Wal-Mart's Castro-Wright quits MetLife board

Tue Apr 24, 2012 4:49pm EDT

1 of 2. A general view of a Wal-Mart store in Mexico City, April 24, 2012. Wal-Mart Stores Inc lost $10 billion of its market value on Monday on concerns that a bribery investigation in Mexico could be very costly and hinder its plans to grow. In a sign that the problem was widening for the world's largest retailer, two U.S. lawmakers said they were launching their own investigation into allegations in a New York Times article that Wal-Mart de Mexico had engaged in a multi-year campaign of bribery to build its business. In Mexico, the front-running presidential candidate, Enrique Pena Nieto, and lawmakers also called on local authorities to investigate. The banner reads, 'Low prices, every day, in everything'.

Credit: Reuters/Edgard Garrido

(Reuters) - Embattled Wal-Mart vice chairman Eduardo Castro-Wright has resigned from the board of MetLife, the largest life insurer in the United States, the company said on Tuesday.

"Over the past weekend, I notified you of recent events that will require my immediate and personal attention," Castro-Wright said in a letter to MetLife Chief Executive Officer Steve Kandarian, a copy of which was filed with securities regulators.

"Accordingly, I now must focus my energy in spending personal time with my family and in protecting my good name and business reputation," he added at the end of the letter.

Castro-Wright was named in a weekend New York Times report as a key figure in an alleged foreign bribery scandal at Wal-Mart.
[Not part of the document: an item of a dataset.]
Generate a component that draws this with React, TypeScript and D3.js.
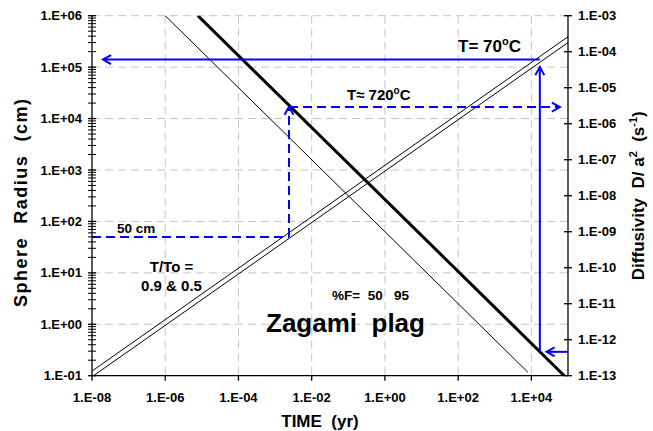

Castro-Wright, who joined the board in March 2008 and whose term was not due to expire until 2014, sat on three committees: investment, compensation and governance and corporate responsibility.

His 2011 compensation was $259,124 in cash and stock awards, according to MetLife's proxy. The company also paid premiums on a $200,000 life insurance policy for him. He held nearly 17,000 MetLife shares as of March 1, the proxy noted.

MetLife shares rose nearly 0.5 percent to $35.55 in late trading. The shares rallied in the minutes after the company announced Castro-Wright's departure.